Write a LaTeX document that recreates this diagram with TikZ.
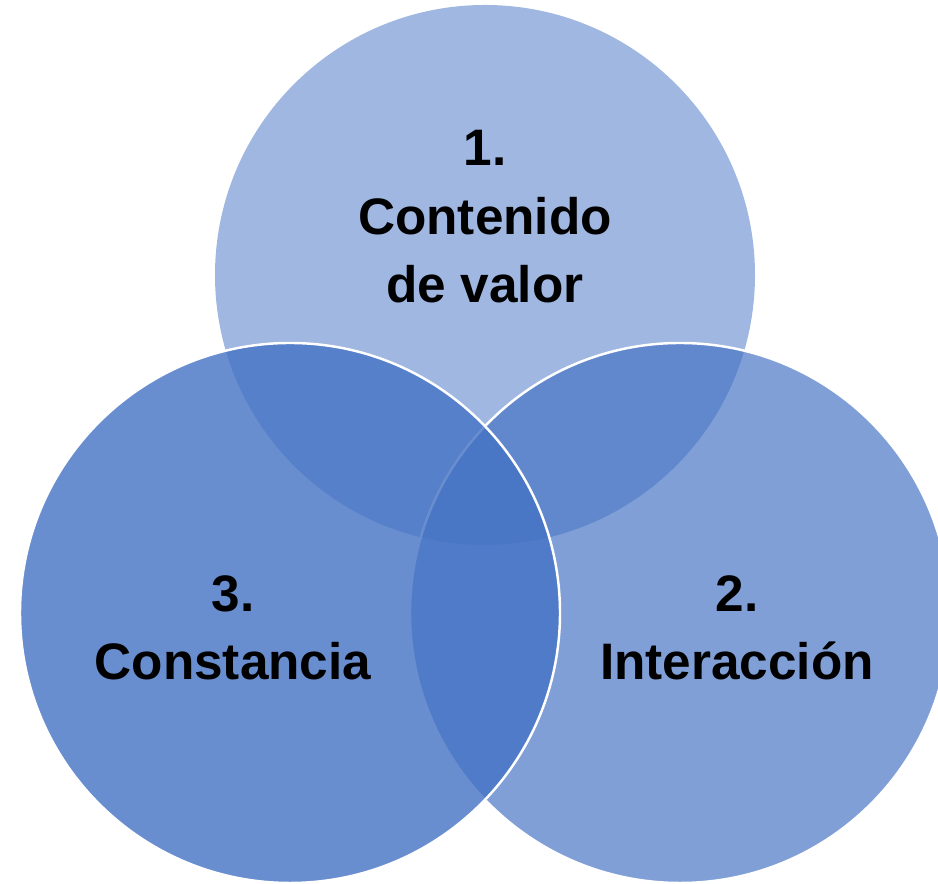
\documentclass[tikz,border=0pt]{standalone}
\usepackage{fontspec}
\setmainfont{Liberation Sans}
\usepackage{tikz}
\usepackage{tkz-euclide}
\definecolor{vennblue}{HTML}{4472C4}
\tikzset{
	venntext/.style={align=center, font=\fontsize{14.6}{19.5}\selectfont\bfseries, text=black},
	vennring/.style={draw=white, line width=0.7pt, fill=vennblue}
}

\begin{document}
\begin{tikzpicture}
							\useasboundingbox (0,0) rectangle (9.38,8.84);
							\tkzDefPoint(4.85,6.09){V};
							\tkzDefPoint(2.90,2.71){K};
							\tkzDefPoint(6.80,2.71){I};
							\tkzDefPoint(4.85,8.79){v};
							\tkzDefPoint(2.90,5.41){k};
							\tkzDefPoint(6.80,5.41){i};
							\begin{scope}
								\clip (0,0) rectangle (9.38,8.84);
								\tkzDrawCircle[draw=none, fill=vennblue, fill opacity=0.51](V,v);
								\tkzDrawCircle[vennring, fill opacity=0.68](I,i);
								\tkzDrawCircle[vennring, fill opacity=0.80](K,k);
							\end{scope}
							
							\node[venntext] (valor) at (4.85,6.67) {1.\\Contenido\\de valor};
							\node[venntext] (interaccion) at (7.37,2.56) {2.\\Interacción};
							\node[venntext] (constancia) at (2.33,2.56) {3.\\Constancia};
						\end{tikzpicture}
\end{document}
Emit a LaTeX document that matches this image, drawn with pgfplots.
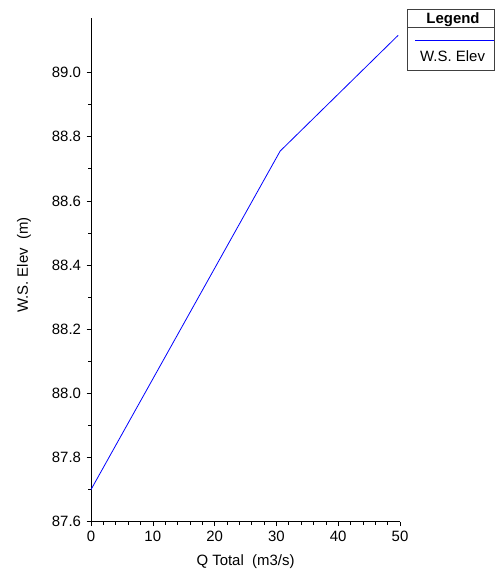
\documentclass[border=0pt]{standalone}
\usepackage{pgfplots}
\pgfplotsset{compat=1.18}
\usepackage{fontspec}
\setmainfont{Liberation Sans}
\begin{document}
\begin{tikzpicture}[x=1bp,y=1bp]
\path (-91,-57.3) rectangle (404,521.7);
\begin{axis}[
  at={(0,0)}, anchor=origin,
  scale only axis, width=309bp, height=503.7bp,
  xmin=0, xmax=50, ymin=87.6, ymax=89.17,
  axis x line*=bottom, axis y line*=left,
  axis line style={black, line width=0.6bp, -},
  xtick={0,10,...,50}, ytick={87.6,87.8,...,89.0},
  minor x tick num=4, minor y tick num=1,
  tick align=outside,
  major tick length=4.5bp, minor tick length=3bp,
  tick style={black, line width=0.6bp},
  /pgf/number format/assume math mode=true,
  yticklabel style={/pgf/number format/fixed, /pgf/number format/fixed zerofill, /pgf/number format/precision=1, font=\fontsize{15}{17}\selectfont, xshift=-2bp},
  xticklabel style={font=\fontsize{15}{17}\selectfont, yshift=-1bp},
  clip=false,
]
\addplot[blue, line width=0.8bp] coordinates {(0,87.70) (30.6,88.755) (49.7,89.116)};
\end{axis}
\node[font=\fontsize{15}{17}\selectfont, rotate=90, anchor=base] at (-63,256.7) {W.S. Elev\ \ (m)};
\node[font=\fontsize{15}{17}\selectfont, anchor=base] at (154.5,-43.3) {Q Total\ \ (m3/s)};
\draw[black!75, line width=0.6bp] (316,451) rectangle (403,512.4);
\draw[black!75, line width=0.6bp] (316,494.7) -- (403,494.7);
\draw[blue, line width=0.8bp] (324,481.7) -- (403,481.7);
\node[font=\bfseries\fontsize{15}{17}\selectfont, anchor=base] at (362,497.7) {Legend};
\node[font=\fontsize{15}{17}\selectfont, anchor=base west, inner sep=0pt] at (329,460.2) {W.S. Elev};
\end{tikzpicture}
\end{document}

========

◆ Written problem
Pictures in the records above are left out; print everything else exactly as written.

◆ Full solution
Write a LaTeX document that recreates this diagram with TikZ.
\documentclass[tikz,border=0pt]{standalone}
\usepackage{fontspec}
\setmainfont{Liberation Sans}
\usepackage{tikz}
\usepackage{tkz-euclide}
\definecolor{vennblue}{HTML}{4472C4}
\tikzset{
	venntext/.style={align=center, font=\fontsize{14.6}{19.5}\selectfont\bfseries, text=black},
	vennring/.style={draw=white, line width=0.7pt, fill=vennblue}
}

\begin{document}
\begin{tikzpicture}
							\useasboundingbox (0,0) rectangle (9.38,8.84);
							\tkzDefPoint(4.85,6.09){V};
							\tkzDefPoint(2.90,2.71){K};
							\tkzDefPoint(6.80,2.71){I};
							\tkzDefPoint(4.85,8.79){v};
							\tkzDefPoint(2.90,5.41){k};
							\tkzDefPoint(6.80,5.41){i};
							\begin{scope}
								\clip (0,0) rectangle (9.38,8.84);
								\tkzDrawCircle[draw=none, fill=vennblue, fill opacity=0.51](V,v);
								\tkzDrawCircle[vennring, fill opacity=0.68](I,i);
								\tkzDrawCircle[vennring, fill opacity=0.80](K,k);
							\end{scope}
							
							\node[venntext] (valor) at (4.85,6.67) {1.\\Contenido\\de valor};
							\node[venntext] (interaccion) at (7.37,2.56) {2.\\Interacción};
							\node[venntext] (constancia) at (2.33,2.56) {3.\\Constancia};
						\end{tikzpicture}
\end{document}
Emit a LaTeX document that matches this image, drawn with pgfplots.
\documentclass[border=0pt]{standalone}
\usepackage{pgfplots}
\pgfplotsset{compat=1.18}
\usepackage{fontspec}
\setmainfont{Liberation Sans}
\begin{document}
\begin{tikzpicture}[x=1bp,y=1bp]
\path (-91,-57.3) rectangle (404,521.7);
\begin{axis}[
  at={(0,0)}, anchor=origin,
  scale only axis, width=309bp, height=503.7bp,
  xmin=0, xmax=50, ymin=87.6, ymax=89.17,
  axis x line*=bottom, axis y line*=left,
  axis line style={black, line width=0.6bp, -},
  xtick={0,10,...,50}, ytick={87.6,87.8,...,89.0},
  minor x tick num=4, minor y tick num=1,
  tick align=outside,
  major tick length=4.5bp, minor tick length=3bp,
  tick style={black, line width=0.6bp},
  /pgf/number format/assume math mode=true,
  yticklabel style={/pgf/number format/fixed, /pgf/number format/fixed zerofill, /pgf/number format/precision=1, font=\fontsize{15}{17}\selectfont, xshift=-2bp},
  xticklabel style={font=\fontsize{15}{17}\selectfont, yshift=-1bp},
  clip=false,
]
\addplot[blue, line width=0.8bp] coordinates {(0,87.70) (30.6,88.755) (49.7,89.116)};
\end{axis}
\node[font=\fontsize{15}{17}\selectfont, rotate=90, anchor=base] at (-63,256.7) {W.S. Elev\ \ (m)};
\node[font=\fontsize{15}{17}\selectfont, anchor=base] at (154.5,-43.3) {Q Total\ \ (m3/s)};
\draw[black!75, line width=0.6bp] (316,451) rectangle (403,512.4);
\draw[black!75, line width=0.6bp] (316,494.7) -- (403,494.7);
\draw[blue, line width=0.8bp] (324,481.7) -- (403,481.7);
\node[font=\bfseries\fontsize{15}{17}\selectfont, anchor=base] at (362,497.7) {Legend};
\node[font=\fontsize{15}{17}\selectfont, anchor=base west, inner sep=0pt] at (329,460.2) {W.S. Elev};
\end{tikzpicture}
\end{document}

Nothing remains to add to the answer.